• **What is asked**
Set down the material below word for word, excluding the pictures.

====== Records shown

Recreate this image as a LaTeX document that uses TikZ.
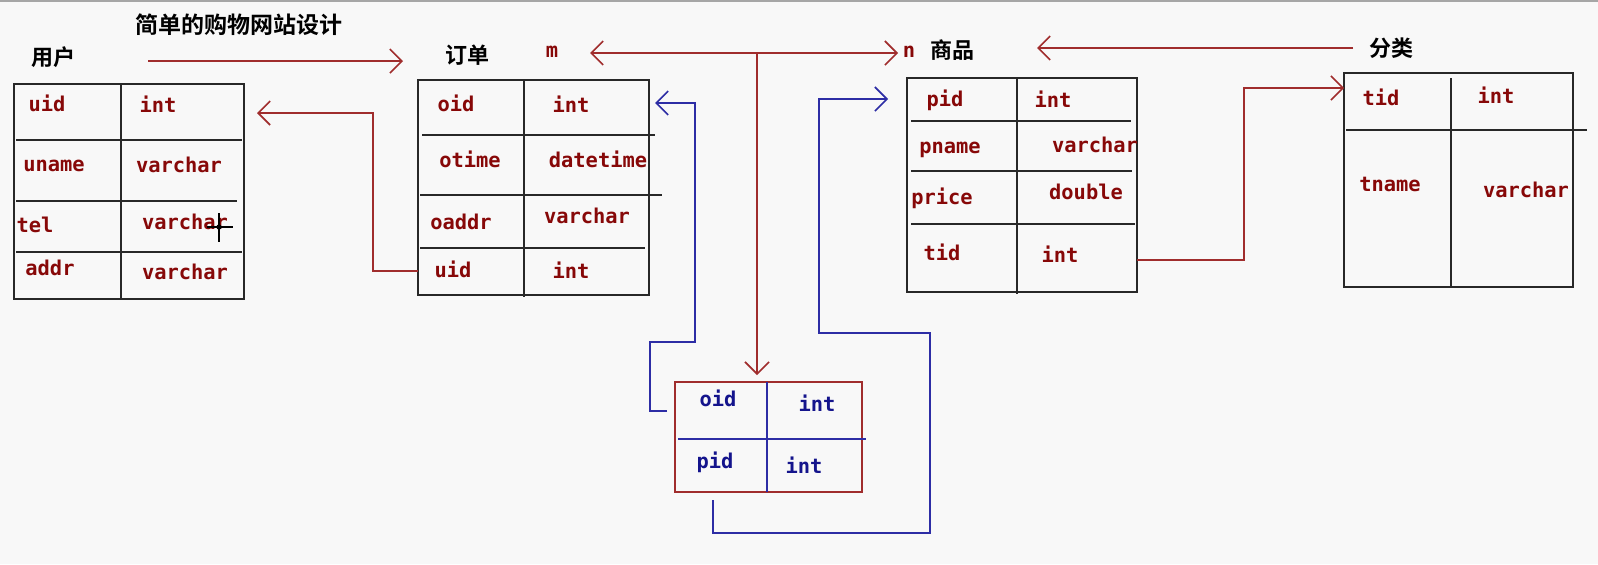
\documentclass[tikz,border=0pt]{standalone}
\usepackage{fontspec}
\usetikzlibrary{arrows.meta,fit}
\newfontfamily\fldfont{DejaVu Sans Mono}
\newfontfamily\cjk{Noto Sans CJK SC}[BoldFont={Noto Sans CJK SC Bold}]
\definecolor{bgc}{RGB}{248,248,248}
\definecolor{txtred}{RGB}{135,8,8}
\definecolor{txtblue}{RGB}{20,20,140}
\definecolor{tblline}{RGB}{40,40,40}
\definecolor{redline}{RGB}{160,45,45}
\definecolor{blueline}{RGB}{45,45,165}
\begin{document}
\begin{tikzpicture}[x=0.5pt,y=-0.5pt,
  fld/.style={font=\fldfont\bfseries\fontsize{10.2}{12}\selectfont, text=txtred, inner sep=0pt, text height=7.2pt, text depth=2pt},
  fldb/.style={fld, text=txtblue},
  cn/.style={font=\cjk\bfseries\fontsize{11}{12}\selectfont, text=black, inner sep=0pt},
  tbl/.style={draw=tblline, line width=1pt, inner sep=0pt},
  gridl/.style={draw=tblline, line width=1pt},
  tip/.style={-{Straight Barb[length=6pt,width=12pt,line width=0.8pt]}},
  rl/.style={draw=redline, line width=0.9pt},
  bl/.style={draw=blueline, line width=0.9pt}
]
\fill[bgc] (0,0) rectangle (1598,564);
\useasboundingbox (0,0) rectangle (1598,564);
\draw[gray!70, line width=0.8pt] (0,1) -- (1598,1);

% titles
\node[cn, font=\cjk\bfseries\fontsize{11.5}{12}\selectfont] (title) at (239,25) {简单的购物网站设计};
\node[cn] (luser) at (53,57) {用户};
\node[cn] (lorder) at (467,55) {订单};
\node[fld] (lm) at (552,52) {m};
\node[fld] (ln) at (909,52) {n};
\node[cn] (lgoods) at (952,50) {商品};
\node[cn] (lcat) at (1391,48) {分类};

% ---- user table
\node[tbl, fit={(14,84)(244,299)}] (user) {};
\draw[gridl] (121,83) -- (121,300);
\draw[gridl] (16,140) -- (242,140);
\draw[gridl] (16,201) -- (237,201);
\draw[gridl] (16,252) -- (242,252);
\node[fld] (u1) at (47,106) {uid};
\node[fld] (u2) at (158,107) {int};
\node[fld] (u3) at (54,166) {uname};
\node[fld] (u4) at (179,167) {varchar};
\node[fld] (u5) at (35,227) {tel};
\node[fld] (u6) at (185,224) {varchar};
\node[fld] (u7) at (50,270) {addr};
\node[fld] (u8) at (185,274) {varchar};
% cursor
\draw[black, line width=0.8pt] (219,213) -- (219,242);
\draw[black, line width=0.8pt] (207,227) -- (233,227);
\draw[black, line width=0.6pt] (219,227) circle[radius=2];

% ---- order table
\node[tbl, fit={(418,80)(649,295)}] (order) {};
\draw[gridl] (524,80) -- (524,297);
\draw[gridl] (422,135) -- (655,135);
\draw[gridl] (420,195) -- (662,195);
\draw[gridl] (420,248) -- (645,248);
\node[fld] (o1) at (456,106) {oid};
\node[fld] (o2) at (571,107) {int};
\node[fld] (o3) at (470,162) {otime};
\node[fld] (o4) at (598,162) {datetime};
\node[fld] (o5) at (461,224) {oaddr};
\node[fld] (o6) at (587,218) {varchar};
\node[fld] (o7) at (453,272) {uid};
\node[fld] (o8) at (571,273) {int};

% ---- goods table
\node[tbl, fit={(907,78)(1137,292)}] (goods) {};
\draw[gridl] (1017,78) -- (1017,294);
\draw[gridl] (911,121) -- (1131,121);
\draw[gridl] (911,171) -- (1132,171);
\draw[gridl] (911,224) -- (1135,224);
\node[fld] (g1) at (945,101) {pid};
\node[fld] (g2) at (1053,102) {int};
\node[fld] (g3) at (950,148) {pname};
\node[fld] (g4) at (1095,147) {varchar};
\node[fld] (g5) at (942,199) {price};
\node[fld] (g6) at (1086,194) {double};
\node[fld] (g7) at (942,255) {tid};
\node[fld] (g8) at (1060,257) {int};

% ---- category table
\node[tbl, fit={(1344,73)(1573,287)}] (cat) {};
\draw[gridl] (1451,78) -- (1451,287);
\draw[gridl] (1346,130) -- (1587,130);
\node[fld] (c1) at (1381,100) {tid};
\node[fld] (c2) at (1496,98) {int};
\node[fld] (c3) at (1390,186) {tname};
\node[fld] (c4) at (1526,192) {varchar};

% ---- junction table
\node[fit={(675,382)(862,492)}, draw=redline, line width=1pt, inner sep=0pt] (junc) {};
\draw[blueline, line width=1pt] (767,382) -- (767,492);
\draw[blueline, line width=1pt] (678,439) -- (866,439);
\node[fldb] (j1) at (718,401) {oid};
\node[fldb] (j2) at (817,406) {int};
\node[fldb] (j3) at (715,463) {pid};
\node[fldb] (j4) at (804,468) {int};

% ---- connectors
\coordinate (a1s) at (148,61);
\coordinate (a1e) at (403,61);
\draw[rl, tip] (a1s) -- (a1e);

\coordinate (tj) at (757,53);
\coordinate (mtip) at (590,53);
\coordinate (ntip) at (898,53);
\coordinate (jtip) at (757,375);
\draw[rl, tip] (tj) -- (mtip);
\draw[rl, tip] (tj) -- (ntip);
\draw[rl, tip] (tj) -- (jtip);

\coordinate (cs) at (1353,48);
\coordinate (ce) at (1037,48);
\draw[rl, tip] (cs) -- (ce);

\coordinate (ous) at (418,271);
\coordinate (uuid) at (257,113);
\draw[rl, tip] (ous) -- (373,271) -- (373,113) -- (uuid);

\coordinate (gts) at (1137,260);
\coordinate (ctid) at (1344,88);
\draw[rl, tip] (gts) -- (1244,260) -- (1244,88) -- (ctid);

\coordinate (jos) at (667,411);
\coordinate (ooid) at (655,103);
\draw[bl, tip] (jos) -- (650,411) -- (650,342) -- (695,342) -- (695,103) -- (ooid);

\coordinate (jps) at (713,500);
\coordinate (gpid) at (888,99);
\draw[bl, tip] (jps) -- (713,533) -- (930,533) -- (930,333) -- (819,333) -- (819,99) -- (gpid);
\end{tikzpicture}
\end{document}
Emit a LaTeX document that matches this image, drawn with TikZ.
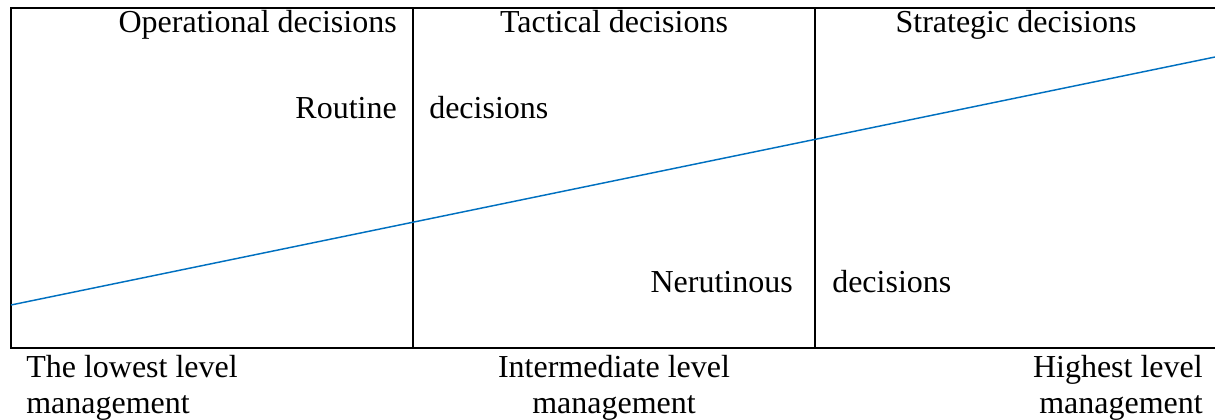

============

• **Answer to the problem**
Recreate this image as a LaTeX document that uses TikZ.
\documentclass[tikz,border=0pt]{standalone}
\usepackage{fontspec}
\usetikzlibrary{arrows.meta,fit}
\newfontfamily\fldfont{DejaVu Sans Mono}
\newfontfamily\cjk{Noto Sans CJK SC}[BoldFont={Noto Sans CJK SC Bold}]
\definecolor{bgc}{RGB}{248,248,248}
\definecolor{txtred}{RGB}{135,8,8}
\definecolor{txtblue}{RGB}{20,20,140}
\definecolor{tblline}{RGB}{40,40,40}
\definecolor{redline}{RGB}{160,45,45}
\definecolor{blueline}{RGB}{45,45,165}
\begin{document}
\begin{tikzpicture}[x=0.5pt,y=-0.5pt,
  fld/.style={font=\fldfont\bfseries\fontsize{10.2}{12}\selectfont, text=txtred, inner sep=0pt, text height=7.2pt, text depth=2pt},
  fldb/.style={fld, text=txtblue},
  cn/.style={font=\cjk\bfseries\fontsize{11}{12}\selectfont, text=black, inner sep=0pt},
  tbl/.style={draw=tblline, line width=1pt, inner sep=0pt},
  gridl/.style={draw=tblline, line width=1pt},
  tip/.style={-{Straight Barb[length=6pt,width=12pt,line width=0.8pt]}},
  rl/.style={draw=redline, line width=0.9pt},
  bl/.style={draw=blueline, line width=0.9pt}
]
\fill[bgc] (0,0) rectangle (1598,564);
\useasboundingbox (0,0) rectangle (1598,564);
\draw[gray!70, line width=0.8pt] (0,1) -- (1598,1);

% titles
\node[cn, font=\cjk\bfseries\fontsize{11.5}{12}\selectfont] (title) at (239,25) {简单的购物网站设计};
\node[cn] (luser) at (53,57) {用户};
\node[cn] (lorder) at (467,55) {订单};
\node[fld] (lm) at (552,52) {m};
\node[fld] (ln) at (909,52) {n};
\node[cn] (lgoods) at (952,50) {商品};
\node[cn] (lcat) at (1391,48) {分类};

% ---- user table
\node[tbl, fit={(14,84)(244,299)}] (user) {};
\draw[gridl] (121,83) -- (121,300);
\draw[gridl] (16,140) -- (242,140);
\draw[gridl] (16,201) -- (237,201);
\draw[gridl] (16,252) -- (242,252);
\node[fld] (u1) at (47,106) {uid};
\node[fld] (u2) at (158,107) {int};
\node[fld] (u3) at (54,166) {uname};
\node[fld] (u4) at (179,167) {varchar};
\node[fld] (u5) at (35,227) {tel};
\node[fld] (u6) at (185,224) {varchar};
\node[fld] (u7) at (50,270) {addr};
\node[fld] (u8) at (185,274) {varchar};
% cursor
\draw[black, line width=0.8pt] (219,213) -- (219,242);
\draw[black, line width=0.8pt] (207,227) -- (233,227);
\draw[black, line width=0.6pt] (219,227) circle[radius=2];

% ---- order table
\node[tbl, fit={(418,80)(649,295)}] (order) {};
\draw[gridl] (524,80) -- (524,297);
\draw[gridl] (422,135) -- (655,135);
\draw[gridl] (420,195) -- (662,195);
\draw[gridl] (420,248) -- (645,248);
\node[fld] (o1) at (456,106) {oid};
\node[fld] (o2) at (571,107) {int};
\node[fld] (o3) at (470,162) {otime};
\node[fld] (o4) at (598,162) {datetime};
\node[fld] (o5) at (461,224) {oaddr};
\node[fld] (o6) at (587,218) {varchar};
\node[fld] (o7) at (453,272) {uid};
\node[fld] (o8) at (571,273) {int};

% ---- goods table
\node[tbl, fit={(907,78)(1137,292)}] (goods) {};
\draw[gridl] (1017,78) -- (1017,294);
\draw[gridl] (911,121) -- (1131,121);
\draw[gridl] (911,171) -- (1132,171);
\draw[gridl] (911,224) -- (1135,224);
\node[fld] (g1) at (945,101) {pid};
\node[fld] (g2) at (1053,102) {int};
\node[fld] (g3) at (950,148) {pname};
\node[fld] (g4) at (1095,147) {varchar};
\node[fld] (g5) at (942,199) {price};
\node[fld] (g6) at (1086,194) {double};
\node[fld] (g7) at (942,255) {tid};
\node[fld] (g8) at (1060,257) {int};

% ---- category table
\node[tbl, fit={(1344,73)(1573,287)}] (cat) {};
\draw[gridl] (1451,78) -- (1451,287);
\draw[gridl] (1346,130) -- (1587,130);
\node[fld] (c1) at (1381,100) {tid};
\node[fld] (c2) at (1496,98) {int};
\node[fld] (c3) at (1390,186) {tname};
\node[fld] (c4) at (1526,192) {varchar};

% ---- junction table
\node[fit={(675,382)(862,492)}, draw=redline, line width=1pt, inner sep=0pt] (junc) {};
\draw[blueline, line width=1pt] (767,382) -- (767,492);
\draw[blueline, line width=1pt] (678,439) -- (866,439);
\node[fldb] (j1) at (718,401) {oid};
\node[fldb] (j2) at (817,406) {int};
\node[fldb] (j3) at (715,463) {pid};
\node[fldb] (j4) at (804,468) {int};

% ---- connectors
\coordinate (a1s) at (148,61);
\coordinate (a1e) at (403,61);
\draw[rl, tip] (a1s) -- (a1e);

\coordinate (tj) at (757,53);
\coordinate (mtip) at (590,53);
\coordinate (ntip) at (898,53);
\coordinate (jtip) at (757,375);
\draw[rl, tip] (tj) -- (mtip);
\draw[rl, tip] (tj) -- (ntip);
\draw[rl, tip] (tj) -- (jtip);

\coordinate (cs) at (1353,48);
\coordinate (ce) at (1037,48);
\draw[rl, tip] (cs) -- (ce);

\coordinate (ous) at (418,271);
\coordinate (uuid) at (257,113);
\draw[rl, tip] (ous) -- (373,271) -- (373,113) -- (uuid);

\coordinate (gts) at (1137,260);
\coordinate (ctid) at (1344,88);
\draw[rl, tip] (gts) -- (1244,260) -- (1244,88) -- (ctid);

\coordinate (jos) at (667,411);
\coordinate (ooid) at (655,103);
\draw[bl, tip] (jos) -- (650,411) -- (650,342) -- (695,342) -- (695,103) -- (ooid);

\coordinate (jps) at (713,500);
\coordinate (gpid) at (888,99);
\draw[bl, tip] (jps) -- (713,533) -- (930,533) -- (930,333) -- (819,333) -- (819,99) -- (gpid);
\end{tikzpicture}
\end{document}
Emit a LaTeX document that matches this image, drawn with TikZ.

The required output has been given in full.